Source code of charts:
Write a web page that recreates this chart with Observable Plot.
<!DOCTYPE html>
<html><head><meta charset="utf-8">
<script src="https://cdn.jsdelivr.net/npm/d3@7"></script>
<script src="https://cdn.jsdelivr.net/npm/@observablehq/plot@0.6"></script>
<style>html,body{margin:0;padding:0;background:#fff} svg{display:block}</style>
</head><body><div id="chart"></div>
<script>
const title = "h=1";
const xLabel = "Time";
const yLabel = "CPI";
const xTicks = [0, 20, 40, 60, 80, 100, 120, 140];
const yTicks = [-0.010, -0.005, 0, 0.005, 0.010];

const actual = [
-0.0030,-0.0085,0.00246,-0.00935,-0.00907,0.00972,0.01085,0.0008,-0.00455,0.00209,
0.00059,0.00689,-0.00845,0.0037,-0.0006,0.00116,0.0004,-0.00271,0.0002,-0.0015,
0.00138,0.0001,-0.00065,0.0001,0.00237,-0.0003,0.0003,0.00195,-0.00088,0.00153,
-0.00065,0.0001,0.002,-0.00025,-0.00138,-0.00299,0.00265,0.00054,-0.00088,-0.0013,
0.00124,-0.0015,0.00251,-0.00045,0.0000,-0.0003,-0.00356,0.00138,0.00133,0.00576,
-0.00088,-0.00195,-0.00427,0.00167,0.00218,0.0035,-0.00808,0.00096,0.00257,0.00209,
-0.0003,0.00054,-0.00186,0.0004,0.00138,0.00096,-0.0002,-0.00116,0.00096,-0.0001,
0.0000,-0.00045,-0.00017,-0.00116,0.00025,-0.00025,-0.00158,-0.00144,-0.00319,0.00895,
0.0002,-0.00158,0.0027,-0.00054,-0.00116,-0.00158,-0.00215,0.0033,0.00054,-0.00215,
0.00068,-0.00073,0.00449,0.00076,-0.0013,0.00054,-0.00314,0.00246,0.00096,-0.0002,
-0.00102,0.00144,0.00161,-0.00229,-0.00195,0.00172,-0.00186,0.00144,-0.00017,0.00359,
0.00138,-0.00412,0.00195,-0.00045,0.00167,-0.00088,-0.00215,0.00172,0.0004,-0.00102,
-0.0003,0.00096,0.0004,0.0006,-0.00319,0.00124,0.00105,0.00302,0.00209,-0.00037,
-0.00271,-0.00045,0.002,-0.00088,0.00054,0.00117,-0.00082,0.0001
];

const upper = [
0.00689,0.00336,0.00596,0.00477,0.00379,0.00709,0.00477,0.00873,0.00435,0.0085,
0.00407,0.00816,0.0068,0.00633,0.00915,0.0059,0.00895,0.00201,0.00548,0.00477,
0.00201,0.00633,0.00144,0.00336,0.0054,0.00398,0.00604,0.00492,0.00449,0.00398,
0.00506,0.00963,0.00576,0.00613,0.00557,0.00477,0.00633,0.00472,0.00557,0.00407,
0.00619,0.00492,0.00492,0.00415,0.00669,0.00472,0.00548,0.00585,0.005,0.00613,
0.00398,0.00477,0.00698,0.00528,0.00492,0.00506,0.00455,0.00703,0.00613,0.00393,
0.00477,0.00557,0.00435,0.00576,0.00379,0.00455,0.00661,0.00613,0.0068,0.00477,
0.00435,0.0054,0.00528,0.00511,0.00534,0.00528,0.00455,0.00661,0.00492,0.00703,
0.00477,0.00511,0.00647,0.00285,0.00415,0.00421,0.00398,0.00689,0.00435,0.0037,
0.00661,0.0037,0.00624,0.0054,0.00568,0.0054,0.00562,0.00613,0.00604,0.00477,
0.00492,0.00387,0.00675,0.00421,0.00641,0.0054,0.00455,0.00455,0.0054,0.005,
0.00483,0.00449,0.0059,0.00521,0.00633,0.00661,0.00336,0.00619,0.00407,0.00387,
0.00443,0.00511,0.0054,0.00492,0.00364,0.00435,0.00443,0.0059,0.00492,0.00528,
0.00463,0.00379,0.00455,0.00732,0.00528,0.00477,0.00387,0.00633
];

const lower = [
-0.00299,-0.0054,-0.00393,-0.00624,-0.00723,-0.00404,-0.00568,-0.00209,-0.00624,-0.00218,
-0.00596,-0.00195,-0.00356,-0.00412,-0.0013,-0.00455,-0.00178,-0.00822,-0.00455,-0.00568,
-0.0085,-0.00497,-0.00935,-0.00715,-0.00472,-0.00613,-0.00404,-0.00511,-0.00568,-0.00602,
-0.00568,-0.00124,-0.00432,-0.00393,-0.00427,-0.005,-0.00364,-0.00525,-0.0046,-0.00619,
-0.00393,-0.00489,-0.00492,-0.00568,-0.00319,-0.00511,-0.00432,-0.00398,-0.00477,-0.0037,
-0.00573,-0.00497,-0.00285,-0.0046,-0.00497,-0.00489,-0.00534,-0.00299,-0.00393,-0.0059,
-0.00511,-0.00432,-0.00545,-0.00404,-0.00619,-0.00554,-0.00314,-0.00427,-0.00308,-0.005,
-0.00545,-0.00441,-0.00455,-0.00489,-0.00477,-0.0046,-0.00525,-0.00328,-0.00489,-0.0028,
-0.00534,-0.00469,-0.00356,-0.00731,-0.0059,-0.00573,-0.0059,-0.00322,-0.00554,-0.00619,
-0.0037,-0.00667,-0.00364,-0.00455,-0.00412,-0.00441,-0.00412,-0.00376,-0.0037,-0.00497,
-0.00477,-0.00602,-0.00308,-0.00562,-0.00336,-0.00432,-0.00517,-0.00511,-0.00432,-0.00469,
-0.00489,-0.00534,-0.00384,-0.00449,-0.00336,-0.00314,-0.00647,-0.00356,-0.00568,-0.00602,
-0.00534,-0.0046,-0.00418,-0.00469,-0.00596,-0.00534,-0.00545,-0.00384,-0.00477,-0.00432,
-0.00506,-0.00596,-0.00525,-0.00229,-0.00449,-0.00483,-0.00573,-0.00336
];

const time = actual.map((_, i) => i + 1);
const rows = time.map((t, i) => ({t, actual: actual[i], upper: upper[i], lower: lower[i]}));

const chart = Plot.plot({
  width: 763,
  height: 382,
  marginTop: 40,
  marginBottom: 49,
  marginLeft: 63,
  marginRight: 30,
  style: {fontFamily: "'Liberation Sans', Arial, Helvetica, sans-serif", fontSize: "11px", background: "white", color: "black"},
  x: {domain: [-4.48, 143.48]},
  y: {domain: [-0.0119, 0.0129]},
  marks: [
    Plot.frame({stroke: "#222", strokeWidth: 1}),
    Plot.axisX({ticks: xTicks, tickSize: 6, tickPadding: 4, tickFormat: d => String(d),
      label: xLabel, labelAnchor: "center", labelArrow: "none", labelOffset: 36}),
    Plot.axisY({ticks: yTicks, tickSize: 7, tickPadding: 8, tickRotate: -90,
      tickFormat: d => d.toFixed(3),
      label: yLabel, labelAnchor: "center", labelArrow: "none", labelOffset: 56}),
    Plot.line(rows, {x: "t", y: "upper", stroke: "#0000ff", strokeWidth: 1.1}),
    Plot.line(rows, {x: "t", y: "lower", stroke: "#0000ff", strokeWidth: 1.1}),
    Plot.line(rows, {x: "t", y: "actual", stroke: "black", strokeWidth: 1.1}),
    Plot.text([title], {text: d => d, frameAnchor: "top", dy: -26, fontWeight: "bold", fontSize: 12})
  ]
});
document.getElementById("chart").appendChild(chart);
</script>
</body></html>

...

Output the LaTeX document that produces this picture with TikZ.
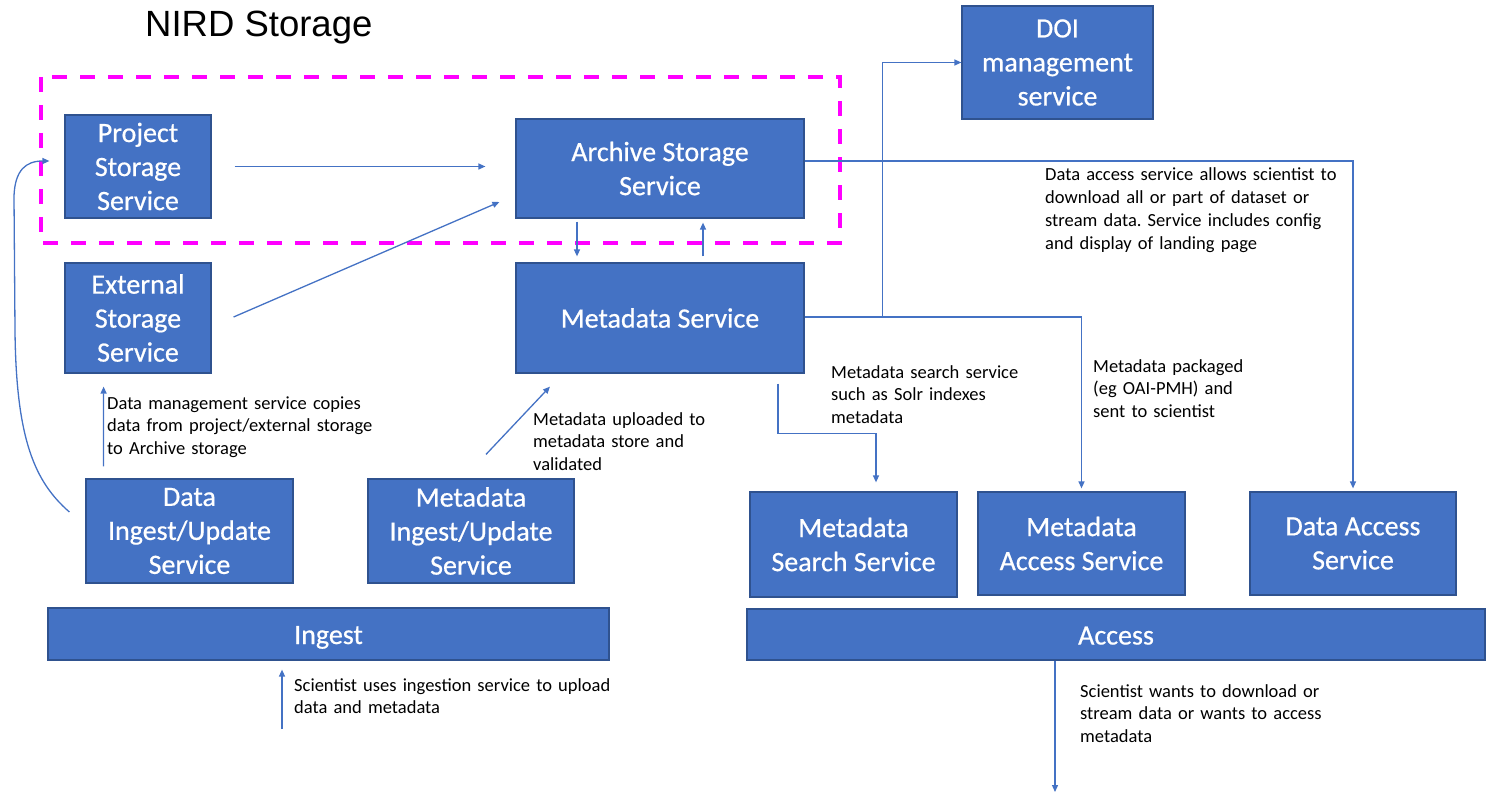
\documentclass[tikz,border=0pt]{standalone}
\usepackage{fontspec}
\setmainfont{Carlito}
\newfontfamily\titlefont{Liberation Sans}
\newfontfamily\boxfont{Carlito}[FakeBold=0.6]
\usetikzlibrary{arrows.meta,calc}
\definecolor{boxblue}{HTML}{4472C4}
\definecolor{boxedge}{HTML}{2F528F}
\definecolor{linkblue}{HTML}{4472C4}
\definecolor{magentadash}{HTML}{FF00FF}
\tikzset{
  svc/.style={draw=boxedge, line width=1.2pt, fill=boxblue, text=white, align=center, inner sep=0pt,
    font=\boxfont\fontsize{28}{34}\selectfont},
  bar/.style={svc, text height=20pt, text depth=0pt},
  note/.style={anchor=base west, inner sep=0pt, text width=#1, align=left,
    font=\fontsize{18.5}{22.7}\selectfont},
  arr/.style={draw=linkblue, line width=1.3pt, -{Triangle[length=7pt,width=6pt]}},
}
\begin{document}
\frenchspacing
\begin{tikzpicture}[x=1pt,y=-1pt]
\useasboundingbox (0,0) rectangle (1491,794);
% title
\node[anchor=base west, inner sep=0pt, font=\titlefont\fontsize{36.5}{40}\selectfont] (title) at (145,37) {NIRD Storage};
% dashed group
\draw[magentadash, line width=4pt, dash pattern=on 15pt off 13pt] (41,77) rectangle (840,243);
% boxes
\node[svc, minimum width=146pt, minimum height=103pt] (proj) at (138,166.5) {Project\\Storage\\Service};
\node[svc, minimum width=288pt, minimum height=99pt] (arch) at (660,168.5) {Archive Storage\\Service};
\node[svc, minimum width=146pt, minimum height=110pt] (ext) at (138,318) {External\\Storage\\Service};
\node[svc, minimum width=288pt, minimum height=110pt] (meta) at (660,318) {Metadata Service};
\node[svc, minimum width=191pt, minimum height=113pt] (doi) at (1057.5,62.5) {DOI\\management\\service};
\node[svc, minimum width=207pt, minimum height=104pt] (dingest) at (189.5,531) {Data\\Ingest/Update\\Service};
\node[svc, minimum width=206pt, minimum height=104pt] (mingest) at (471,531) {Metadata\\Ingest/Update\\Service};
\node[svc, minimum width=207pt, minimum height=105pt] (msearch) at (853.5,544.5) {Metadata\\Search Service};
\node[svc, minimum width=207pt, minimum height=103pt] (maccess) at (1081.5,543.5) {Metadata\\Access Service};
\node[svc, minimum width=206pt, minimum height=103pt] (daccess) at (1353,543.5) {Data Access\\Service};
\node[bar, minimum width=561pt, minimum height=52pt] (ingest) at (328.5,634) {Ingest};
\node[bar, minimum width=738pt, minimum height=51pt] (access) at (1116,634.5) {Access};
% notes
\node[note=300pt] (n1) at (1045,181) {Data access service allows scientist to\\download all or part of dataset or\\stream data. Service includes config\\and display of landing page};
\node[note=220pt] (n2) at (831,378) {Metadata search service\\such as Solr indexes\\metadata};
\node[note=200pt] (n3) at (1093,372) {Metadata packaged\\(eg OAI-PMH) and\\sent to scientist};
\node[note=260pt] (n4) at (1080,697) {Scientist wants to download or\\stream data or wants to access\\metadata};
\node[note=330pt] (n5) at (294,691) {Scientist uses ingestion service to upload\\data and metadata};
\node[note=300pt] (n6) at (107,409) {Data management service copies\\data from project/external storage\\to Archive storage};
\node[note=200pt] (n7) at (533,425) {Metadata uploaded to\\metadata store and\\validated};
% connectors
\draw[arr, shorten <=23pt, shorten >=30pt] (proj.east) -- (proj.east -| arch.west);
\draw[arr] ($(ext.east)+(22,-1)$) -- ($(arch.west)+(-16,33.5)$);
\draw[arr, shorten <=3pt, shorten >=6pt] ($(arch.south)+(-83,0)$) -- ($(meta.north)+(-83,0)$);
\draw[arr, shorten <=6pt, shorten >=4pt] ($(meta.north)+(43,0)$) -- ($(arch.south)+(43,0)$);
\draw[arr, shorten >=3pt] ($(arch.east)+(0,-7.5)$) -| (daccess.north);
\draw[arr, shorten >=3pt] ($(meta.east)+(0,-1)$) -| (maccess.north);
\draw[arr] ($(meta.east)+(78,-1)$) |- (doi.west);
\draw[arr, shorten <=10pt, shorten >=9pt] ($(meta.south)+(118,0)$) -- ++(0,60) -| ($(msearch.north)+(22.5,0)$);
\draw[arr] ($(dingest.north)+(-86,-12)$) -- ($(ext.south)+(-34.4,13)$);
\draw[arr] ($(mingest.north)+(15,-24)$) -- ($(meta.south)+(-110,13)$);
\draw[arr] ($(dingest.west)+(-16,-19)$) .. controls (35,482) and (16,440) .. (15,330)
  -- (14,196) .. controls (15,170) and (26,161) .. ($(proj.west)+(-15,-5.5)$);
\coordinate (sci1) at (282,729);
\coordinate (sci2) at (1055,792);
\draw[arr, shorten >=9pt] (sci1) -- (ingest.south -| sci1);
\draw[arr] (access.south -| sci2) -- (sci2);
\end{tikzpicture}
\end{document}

### What is asked:
For each line in the data above that contains the string "page", extract the line.

### Worked answer:
Write a web page that recreates this chart with Observable Plot.
\node[note=300pt] (n1) at (1045,181) {Data access service allows scientist to\\download all or part of dataset or\\stream data. Service includes config\\and display of landing page};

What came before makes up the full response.